Es sei an den Gottesmann Christoph Ott erinnert. Der war Pfarrer und im Hobby Meteorologe und als solcher sah er in der Ferne die Zugspitze und zeigte sich gram darüber, dass „der erste Fürst der bayerischen Gebirgswelt sein Haupt kahl und schmucklos in die blauen Lüfte des Himmels emporhebt, wartend, bis patriotisches Hochgefühl und muthvolle Entschlossenheit es über sich nehmen würden, auch sein Haupt würdevoll zu schmücken“. Also schmückte der muthvolle Ott und ließ im August 1852 ein Kreuz auf den Berg schleppen, seitdem hat auch Deutschlands höchste Erhebung, mit einigen restaurationsbedingten Unterbrechungen, ein Gipfelkreuz. Ein bayerischer Berg ohne Gipfelkreuz ist praktisch kein Berg. Groß muss es sein, erhaben, wetterbeständig, gesegnet, und katholisch sollte es möglichst auch sein. Soweit hat alles seine Ordnung mit dem Kreuz auf dem Gipfel hoch über Garmisch-Partenkirchen. Es spielen sich allerdings heute Dinge ums Kreuz ab, schreckliche blasphemische Dinge, die die Werte des Abendlandes mit Füßen treten und es an den Rand des Abgrundes bringen. Nicht das Kreuz, das Abendland.

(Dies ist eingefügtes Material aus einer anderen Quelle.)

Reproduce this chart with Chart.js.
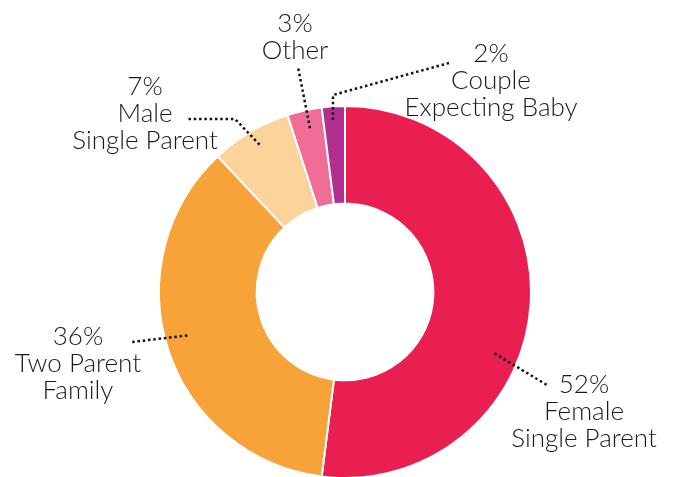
<!DOCTYPE html>
<html>
<head>
<meta charset="utf-8">
<script src="https://cdn.jsdelivr.net/npm/chart.js@4.4.0/dist/chart.umd.min.js"></script>
<style>
  html, body { margin: 0; padding: 0; background: #fff; overflow: hidden; }
  #contenedor { position: relative; width: 677px; height: 480px; }
</style>
</head>
<body>
<div id="contenedor"><canvas id="grafico-familias"></canvas></div>
<script>
// datos del grafico
const categorias = [["Female", "Single Parent"], ["Two Parent", "Family"], ["Male", "Single Parent"], ["Other"], ["Couple", "Expecting Baby"]];
const porcentajes = [52, 36, 7, 3, 2];
const colores = ["#e91f51", "#f8a23a", "#fdd39c", "#f06d97", "#b12f8e"];

// posicion de las etiquetas y lineas punteadas (t = fraccion del arco, f = fraccion del grosor)
const etiquetas = [
    { t: 0.60, f: 0.75, via: [[547, 385]], texto: [584, 393] },
    { t: 0.52, f: 0.77, via: [[132, 342]], texto: [78, 345] },
    { t: 0.52, f: 0.84, via: [[235, 119], [187, 119]], texto: [145, 95] },
    { t: 0.55, f: 0.81, via: [[298, 67]], texto: [295, 32] },
    { t: 0.44, f: 0.86, via: [[333, 95], [449, 63]], texto: [491, 62] }
];

const pluginEtiquetas = {
    id: "etiquetas",
    afterDraw(chart) {
        const ctx = chart.ctx;
        const arcos = chart.getDatasetMeta(0).data;
        ctx.save();
        arcos.forEach(function(arco, i) {
            const p = arco.getProps(["x", "y", "startAngle", "endAngle", "innerRadius", "outerRadius"], true);
            const e = etiquetas[i];
            const ang = p.startAngle + e.t * (p.endAngle - p.startAngle);
            const r = p.innerRadius + e.f * (p.outerRadius - p.innerRadius);
            const puntos = [[p.x + Math.cos(ang) * r, p.y + Math.sin(ang) * r]].concat(e.via);

            ctx.strokeStyle = "#111";
            ctx.lineWidth = 2.5;
            ctx.setLineDash([2.5, 2.8]);
            ctx.beginPath();
            ctx.moveTo(puntos[0][0], puntos[0][1]);
            for (let k = 1; k < puntos.length; k++) ctx.lineTo(puntos[k][0], puntos[k][1]);
            ctx.stroke();

            ctx.setLineDash([]);
            ctx.fillStyle = "#1a1a1a";
            ctx.font = "300 26px Lato";
            ctx.textAlign = "center";
            ctx.textBaseline = "alphabetic";
            const lineas = [porcentajes[i] + "%"].concat(categorias[i]);
            lineas.forEach(function(linea, j) {
                ctx.fillText(linea, e.texto[0], e.texto[1] + j * 27);
            });
        });
        ctx.restore();
    }
};

let ctx = document.getElementById("grafico-familias").getContext("2d");

new Chart(ctx, {
    type: "doughnut",
    data: {
        labels: categorias.map(c => c.join(" ")),
        datasets: [{
            data: porcentajes,
            backgroundColor: colores,
            borderColor: "#fff",
            borderWidth: 2,
            hoverOffset: 0
        }]
    },
    options: {
        responsive: true,
        maintainAspectRatio: false,
        animation: false,
        cutout: "47.5%",
        layout: { padding: { top: 105, bottom: 1, left: 13, right: 0 } },
        plugins: {
            legend: { display: false },
            tooltip: { enabled: false }
        }
    },
    plugins: [pluginEtiquetas]
});
</script>
</body>
</html>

Auf einem Foto einer Werbebroschüre der Bayerischen Zugspitzbahn Bergbahn AG fehlt das Kreuz, ist einfach nicht da, obwohl doch groß, erhaben, katholisch. Die Broschüre ist für die arabische Welt bestimmt.

Oha. Schnappatmung beim päpstlichen Sender Radio Vatikan, der verkündete, das Gipfelkreuz sei aus religiöser Rücksichtnahme wegretuschiert worden. Der Bayerische Rundfunk, kaum minder päpstlich, sarrazinierte mit und schlug resignierend vor, man möge doch gleich einen Halbmond auf den Gipfel schrauben. Und den Mesner Martin Klöck aus Garmisch befällt Wut und Empörung: „Eine Frechheit, unser Gipfelkreuz und unseren Glauben zwecks des Geldes von Touristen zu verleugnen.“

Ach, denkt der Mittfünfziger, es ist ein Kreuz mit den Katholen, den Eiferern, immer etwas vorschnell, immer etwas an der Wahrheit vorbei. Die Werber hatten, durchaus bewusst, lediglich ein anderes Bildmotiv des Bergpanoramas gewählt, eins, auf dem kein Kreuz zu sehen ist. Mit einer sehr pragmatischen Begründung: „Der Köder muss dem Fisch schmecken, nicht dem Angler.“ Und wenn der Fisch, die muslimische Welt, dann auf der Zugspitze angekommen ist? Spätestens dann wird sie, die muslimische Welt, angesichts des nicht erwarteten Kreuzes mindestens vom Glauben abfallen, wenn nicht gleich vom Berg.